Et moi je trouve inacceptable qu'un zozo sorti de nulle part vienne me dire à moi qui a vécu au Texas ce qu'il faudrait que je pense de mes anciens voisins et collègues.

Brigitte Bertin

Mais il se prend pour qui ce Mr Rochain sorti d'où au juste? de la cuisse de Jupiter?
Il n'y a bien que les autodidactes qui ont "réussi" pour être aussi imbus d'eux mêmes , arrogants et méprisants. C'est intolérable d'insulter les gens ainsi!
Cette fois-ci ce n'est pas Tati qui le vient à l'esprit mais Molière....XVII siècle...celui des EnR justement, abec le bourgeois gentilhomme et le fameux Mr Jourdain...comprenne qui pourra.

Serge Rochain

Comme déjà dit, je ne vois pas ce qu'il y a d'insultant à décrire une réalité !
Que l'Amérique profonde reste enraciné dans les mentalités du siècle précédent est une réalité, et je ne leur conteste pas le droit de vivre dans cette réalité.

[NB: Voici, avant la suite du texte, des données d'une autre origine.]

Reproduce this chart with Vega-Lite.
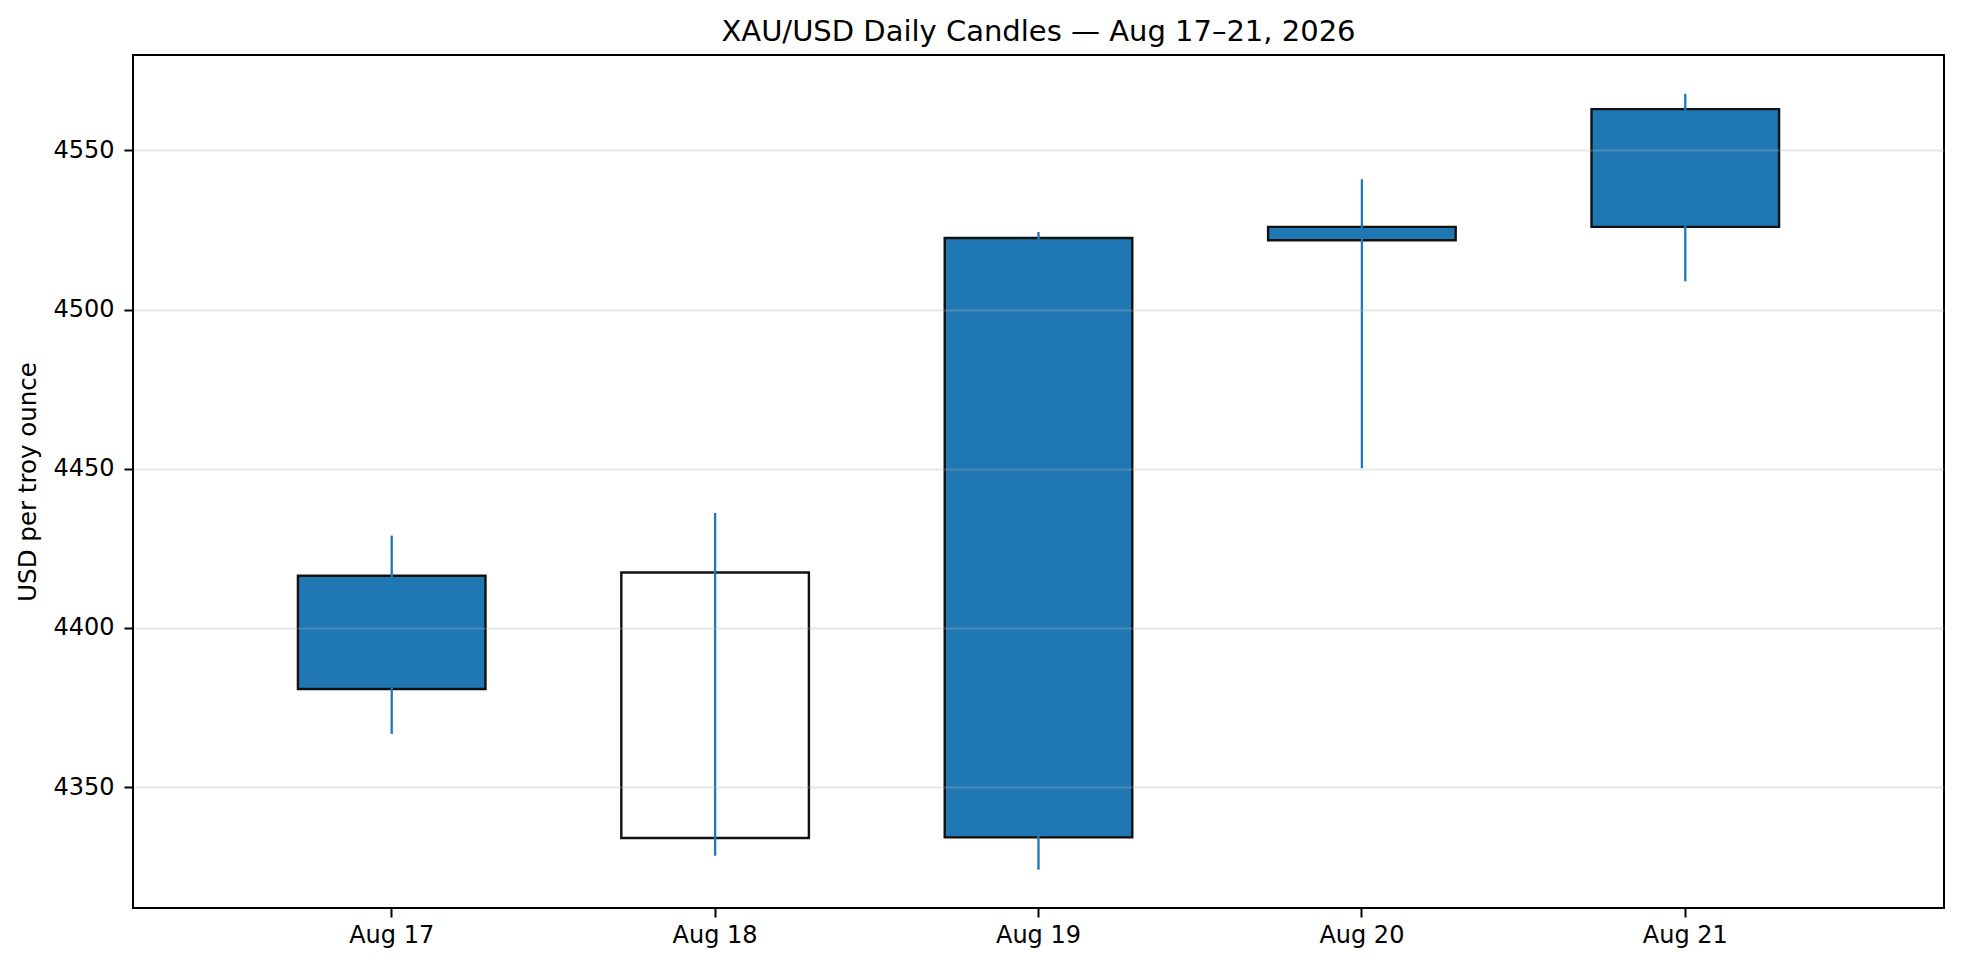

C'est vous qui êtes insultante en voulant le cacher pour faire croire qu'ils ne sont pas ce qu'ils sont..... comme si vous en aviez honte pour eux!
Pour la part je sors comme beaucoup de nos contemporains du monde paysan mais je n'en suis pas plus fier pour autant, c'est simplement comme ça, je n'ai rien choisi quant à mes origine, et pas plus que vous. aucun de mes grands-parents ne croyait qu'un jour l'automobile remplacerait les chevaux.... et alors ? C'était stupide car ils ne croyaient pas que le monde pourrai changer, mais c'était leur droit et vous le dire n'a rien d'insultant ! Nos contemporains à vous et à moi n'avons connu que l'automobile à pétrole et beaucoup d'entre nous ne croient pas que cela peut changer, ils nient l'avenir du véhicule électrique par exemple, ils essaient de se persuader que des raisons physiques basées sur la science (qui ne se trompe pas, évidemment) justifient leur position, mais nous savons bien (eux aussi au fond d'eux même comme on dit) que c'est un refus viscerale au changement. Malgré tout, c'est leur droit. Le droit de se réfugier dans ce qu'ils connaissent, dans ce qui les rassure.
Mais est-ce insultant de le dire et d'y apporter ce que je crois en être l'explication ?

Gilles

M. Rochain, il vaut mieux que l'on arrête de discuter de ce mépris des autres. Nos positions là dessus sont inconciliables.

Serge Rochain

Et bien restons en là, cela ne me derange pas du tout, c'est aussi votre droit.